Profile Image for Ian.
98 reviews4 followers
January 6, 2009
Another well written story featuring rich Americans at large in an English stately home. The impecunious owner of the stately home in question, Lord Shortlands, is a terrific character and it's odd that he doesn't appear in any other Wodehouse stories. The conniving butler, Spinks, adds a touch of the sinister usually reserved for private detectives and writers of vers libre.
Profile Image for Lloyd.
31 reviews6 followers
October 30, 2017
I've loved all of the Wodehouse that I've read so far; but, I really, really, really loved this one, great story and great storytelling. Retreating into the world of Wodehouse is the ultimate escape.
Profile Image for DC.
917 reviews
December 2, 2022
Mike Cardinal is an insufferable, pedophilic stalker. Fight me.

Also, this was too long.

Didn't think I could feel quite so negativley about Wodehouse. Seems it has to be Jeeves and Wooster for me.
Profile Image for James.
26 reviews10 followers
November 5, 2010
Not quite Uncle Fred(my personal favorite). Not with the 'charm' of a Blandings or Jeeves,but still it is the master at his finest. Laugh out loud funny in many places. Good book.
Profile Image for Michael Bafford.
643 reviews13 followers
August 13, 2018
In one of Mr. Wodehouse's books he points his finger at a critic who complained of his previous volume that it "was all the same old Wodehouse characters with different names". Mr. Wodehouse assumes the critic has since been eaten by bears. I suspect that this is the volume to which the critic referred. We have a castle but it isn't Blandings - or any of the ancient piles Bertie Wooster haunts. This one is called Beevor and has a moat. We have the poor but noble Teresa Cobbold and her distant relation the wealthy American Stanwood Cobbold, the up-and-coming Hollywood agent Mike Cardinal, the beloved star of the silver screen Eileen Stoker, the somewhat dotty Earl of Shortlands (Shorty to his friends), father of Teresa but also to the overbearing Adela who is as frightful as any aunt.
Surprisingly we also have the nefarious butler Mervyn Spink (who looks like an Earl while Shorty looks like a butler), a farer cry from Jeeves cannot be imagined. And we have Stanwood's valet Augustus Robb, a born-again burglar.

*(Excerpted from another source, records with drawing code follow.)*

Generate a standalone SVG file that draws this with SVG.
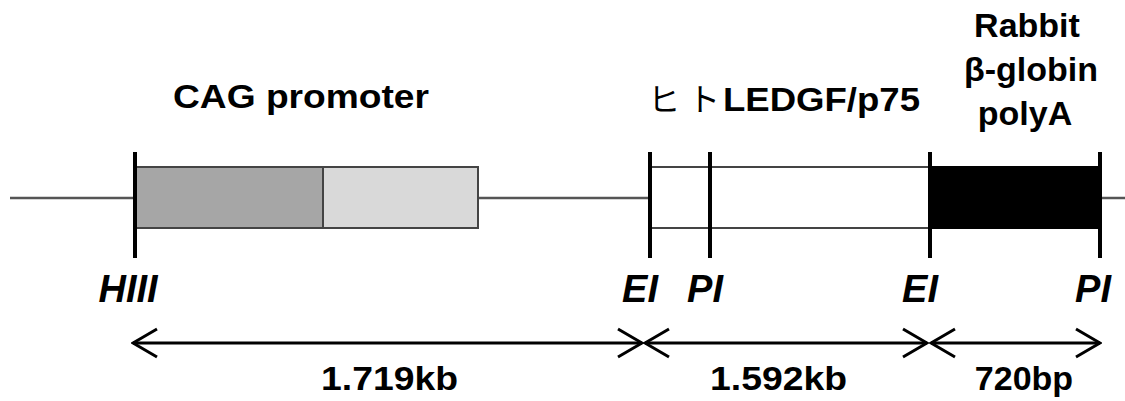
<svg xmlns="http://www.w3.org/2000/svg" width="1125" height="401" viewBox="0 0 1125 401">
<style>
.lbl{font-family:"Liberation Sans",Arial,sans-serif;font-weight:bold;font-size:34px;fill:#000}
.site{font-family:"Liberation Sans",Arial,sans-serif;font-weight:bold;font-style:italic;font-size:38px;fill:#000}
.jp{font-family:"Noto Sans CJK JP",sans-serif;font-weight:normal;font-size:32px;fill:#000}
.tick{stroke:#000;stroke-width:4}
.bb{stroke:#555;stroke-width:2.5;fill:none}
.box{stroke:#444;stroke-width:2}
.dim{stroke:#000;stroke-width:3;fill:none}
</style>
<defs>
<marker id="chev" viewBox="-30 -16 32 32" markerWidth="32" markerHeight="32" refX="0" refY="0" orient="auto-start-reverse" markerUnits="userSpaceOnUse">
<path d="M -24 -14 L 0 0 L -24 14" fill="none" stroke="#000" stroke-width="3"/>
</marker>
</defs>
<g id="backbone">
<line class="bb" x1="10" y1="198" x2="135" y2="198"/>
<line class="bb" x1="478" y1="198" x2="650" y2="198"/>
<line class="bb" x1="1100" y1="198" x2="1125" y2="198"/>
</g>
<g id="cag">
<rect class="box" x="135" y="167" width="188" height="61" fill="#a6a6a6"/>
<rect class="box" x="323" y="167" width="155" height="61" fill="#d9d9d9"/>
<text class="lbl" x="173" y="108" textLength="256" lengthAdjust="spacingAndGlyphs">CAG promoter</text>
</g>
<g id="ledgf">
<rect class="box" x="650" y="167" width="280" height="61" fill="#fff"/>
<text y="111"><tspan class="jp" x="648">ヒ</tspan><tspan class="jp" x="688">ト</tspan><tspan class="lbl" x="723" textLength="197" lengthAdjust="spacingAndGlyphs">LEDGF/p75</tspan></text>
</g>
<g id="polyA">
<rect x="930" y="167" width="170" height="61" fill="#000" stroke="#000" stroke-width="2"/>
<text class="lbl" text-anchor="middle"><tspan x="1027" y="37">Rabbit</tspan><tspan x="1031" y="81">β-globin</tspan><tspan x="1025" y="125">polyA</tspan></text>
</g>
<g id="sites">
<line class="tick" x1="135" y1="152" x2="135" y2="258"/>
<line class="tick" x1="650" y1="152" x2="650" y2="258"/>
<line class="tick" x1="710" y1="152" x2="710" y2="258"/>
<line class="tick" x1="930" y1="152" x2="930" y2="258"/>
<line class="tick" x1="1100" y1="152" x2="1100" y2="258"/>
<text class="site" x="128" y="302" text-anchor="middle">HIII</text>
<text class="site" x="640" y="302" text-anchor="middle">EI</text>
<text class="site" x="705" y="302" text-anchor="middle">PI</text>
<text class="site" x="920" y="302" text-anchor="middle">EI</text>
<text class="site" x="1093" y="302" text-anchor="middle">PI</text>
</g>
<g id="connectors">
<line class="dim" x1="133" y1="343" x2="642" y2="343" marker-start="url(#chev)" marker-end="url(#chev)"/>
<line class="dim" x1="645" y1="343" x2="927" y2="343" marker-start="url(#chev)" marker-end="url(#chev)"/>
<line class="dim" x1="931" y1="343" x2="1100" y2="343" marker-start="url(#chev)" marker-end="url(#chev)"/>
</g>
<g id="sizes">
<text class="lbl" x="321" y="390" textLength="137" lengthAdjust="spacingAndGlyphs">1.719kb</text>
<text class="lbl" x="710" y="390" textLength="137" lengthAdjust="spacingAndGlyphs">1.592kb</text>
<text class="lbl" x="1024" y="390" text-anchor="middle">720bp</text>
</g>
</svg>
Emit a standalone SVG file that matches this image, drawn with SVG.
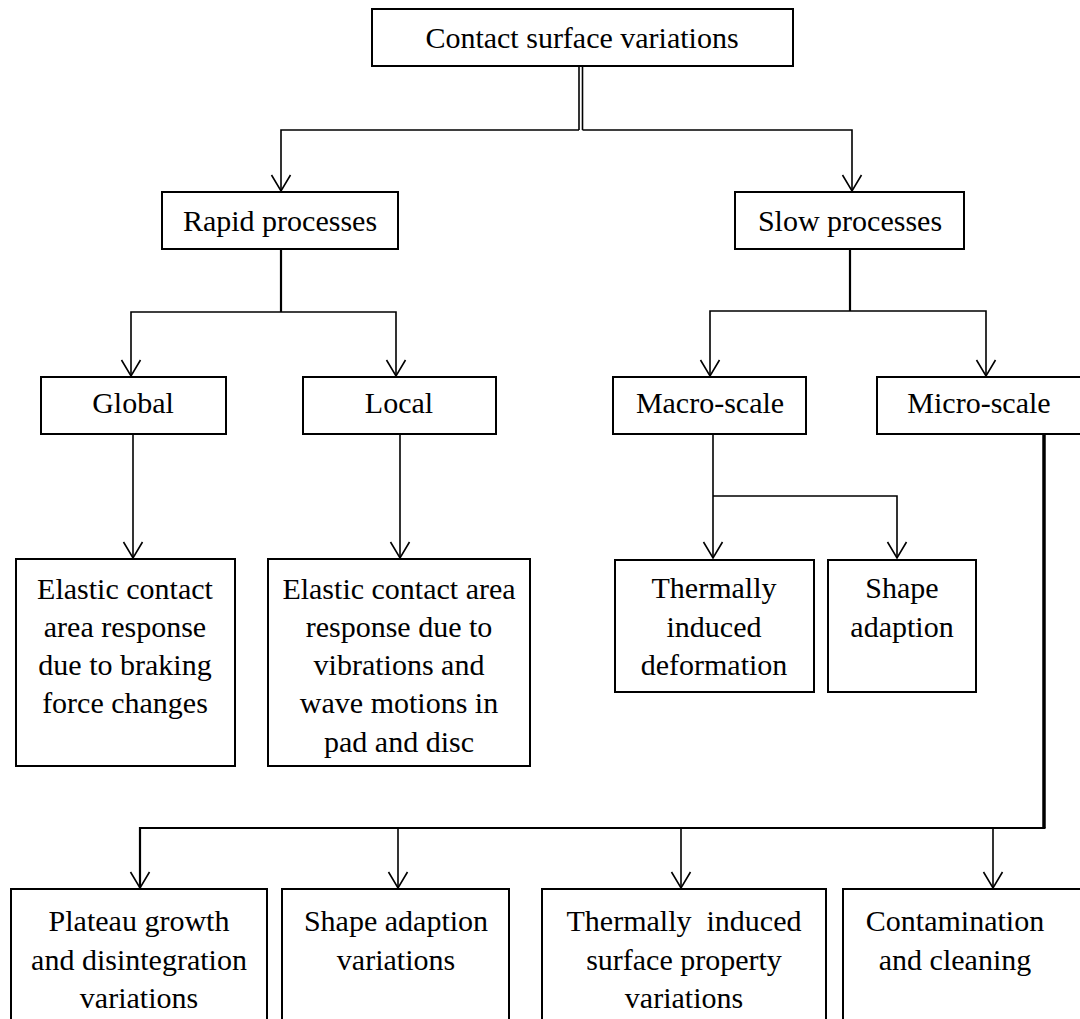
<svg xmlns="http://www.w3.org/2000/svg" width="1080" height="1019" viewBox="0 0 1080 1019">
<style>
.box{fill:#fff;stroke:#000;stroke-width:2}
.t{font-family:"Liberation Serif","Times New Roman",serif;font-size:30px;fill:#000;text-anchor:middle}
.c{fill:none;stroke:#000;stroke-width:1.6}
.thick{stroke-width:3.5}
.med{stroke-width:2.2}
</style>
<defs>
<marker id="arr" markerUnits="userSpaceOnUse" markerWidth="20" markerHeight="22" viewBox="0 0 20 22" refX="18" refY="11" orient="auto">
<path d="M2,1.5 L18,11 L2,20.5" fill="none" stroke="#000" stroke-width="1.6"/>
</marker>
</defs>
<rect width="1080" height="1019" fill="#fff"/>
<g id="connectors">
<line class="c" x1="579" y1="66" x2="579" y2="130"/>
<line class="c" x1="582.5" y1="66" x2="582.5" y2="130"/>
<path class="c" d="M579,130 H281 V191" marker-end="url(#arr)"/>
<path class="c" d="M582.5,130 H852 V191" marker-end="url(#arr)"/>
<path class="c med" d="M281,249 V312"/>
<path class="c" d="M281,312 H131 V376" marker-end="url(#arr)"/>
<path class="c" d="M281,312 H396 V376" marker-end="url(#arr)"/>
<path class="c" d="M133,434 V558" marker-end="url(#arr)"/>
<path class="c" d="M400,434 V558" marker-end="url(#arr)"/>
<path class="c med" d="M850,249 V311"/>
<path class="c" d="M850,311 H710 V376" marker-end="url(#arr)"/>
<path class="c" d="M850,311 H986 V376" marker-end="url(#arr)"/>
<path class="c" d="M713,434 V558" marker-end="url(#arr)"/>
<path class="c" d="M713,496 H897 V558" marker-end="url(#arr)"/>
<path class="c thick" d="M1044,434 V828"/>
<path class="c med" d="M1045.5,828 H140 V888" marker-end="url(#arr)"/>
<path class="c" d="M398,828 V888" marker-end="url(#arr)"/>
<path class="c" d="M681,828 V888" marker-end="url(#arr)"/>
<path class="c" d="M993,828 V888" marker-end="url(#arr)"/>
</g>
<g id="n-root"><rect class="box" x="372" y="9" width="421" height="57"/><text class="t" x="582" y="48">Contact surface variations</text></g>
<g id="n-rapid"><rect class="box" x="162" y="192" width="236" height="57"/><text class="t" x="280" y="231">Rapid processes</text></g>
<g id="n-slow"><rect class="box" x="735" y="192" width="229" height="57"/><text class="t" x="850" y="231">Slow processes</text></g>
<g id="n-global"><rect class="box" x="41" y="377" width="185" height="57"/><text class="t" x="133" y="413">Global</text></g>
<g id="n-local"><rect class="box" x="303" y="377" width="193" height="57"/><text class="t" x="399" y="413">Local</text></g>
<g id="n-macro"><rect class="box" x="613" y="377" width="193" height="57"/><text class="t" x="710" y="413">Macro-scale</text></g>
<g id="n-micro"><rect class="box" x="877" y="377" width="206" height="57"/><text class="t" x="979" y="413">Micro-scale</text></g>
<g id="n-elastic1"><rect class="box" x="16" y="559" width="219" height="207"/>
<text class="t" x="125" y="599">Elastic contact</text>
<text class="t" x="125" y="637">area response</text>
<text class="t" x="125" y="675">due to braking</text>
<text class="t" x="125" y="713">force changes</text></g>
<g id="n-elastic2"><rect class="box" x="268" y="559" width="262" height="207"/>
<text class="t" x="399" y="599">Elastic contact area</text>
<text class="t" x="399" y="637">response due to</text>
<text class="t" x="399" y="675">vibrations and</text>
<text class="t" x="399" y="713">wave motions in</text>
<text class="t" x="399" y="752">pad and disc</text></g>
<g id="n-thermdef"><rect class="box" x="615" y="560" width="199" height="132"/>
<text class="t" x="714" y="598">Thermally</text>
<text class="t" x="714" y="637">induced</text>
<text class="t" x="714" y="675">deformation</text></g>
<g id="n-shape"><rect class="box" x="828" y="560" width="148" height="132"/>
<text class="t" x="902" y="598">Shape</text>
<text class="t" x="902" y="637">adaption</text></g>
<g id="n-plateau"><rect class="box" x="11" y="889" width="256" height="140"/>
<text class="t" x="139" y="931">Plateau growth</text>
<text class="t" x="139" y="970">and disintegration</text>
<text class="t" x="139" y="1008">variations</text></g>
<g id="n-shapevar"><rect class="box" x="282" y="889" width="227" height="140"/>
<text class="t" x="396" y="931">Shape adaption</text>
<text class="t" x="396" y="970">variations</text></g>
<g id="n-thermsurf"><rect class="box" x="542" y="889" width="284" height="140"/>
<text class="t" x="684" y="931" xml:space="preserve">Thermally  induced</text>
<text class="t" x="684" y="970">surface property</text>
<text class="t" x="684" y="1008">variations</text></g>
<g id="n-contam"><rect class="box" x="843" y="889" width="240" height="140"/>
<text class="t" x="955" y="931">Contamination</text>
<text class="t" x="955" y="970">and cleaning</text></g>
</svg>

Shorty wants two hundred pounds in order to purchase a public house so he can marry his cook, Mrs. Punter. Unfortunately Mervyn Spink has the same plan. Mike wants to marry Teresa but she finds him too good-looking for her likes. Stanwood wants to marry Eileen but his father, holding the purse strings, is stoutly against it.

A valuable stamp promises a load of money to Shorty if he can get hold of it - or to Spink if he can finagle it. It all comes out in the end, though neither Shorty nor Spink carry off La Punter.

In typical Wodehouse manner the plot is prodigiously complex but in the end only a vehicle for the more important business of writing sparkling dialogue with droll asides.
Chosen at random here is an interview between Shorty and his middle child, Clare about her intended.
The name seemed to grate upon Lord Shortlands's (sic) sensibilities.
"Cosmo Blair!"
"Why do you say 'Cosmo Blair' like that?"
"Like what?"
"Like you did."
"I didn't."
"Yes, you did."
"Well, why shouldn't I?" demanded Lord Shortlands, driven out into the open. "He's a pot-bellied perisher."
Clare quivered from head to food.
"Don't call him a pot-bellied perisher!"
"Well, what else can you call him?" asked Lord Shortlands, like Roget trying to collect material for his Thesaurus. "I've studied him closely, and I say he's a pot-bellied perisher."
"He's a very brilliant man," said Clare, and swept from the room, banging the door behind her.
"His last play ran nine months in London," she added, re-opening and re-bangning the door...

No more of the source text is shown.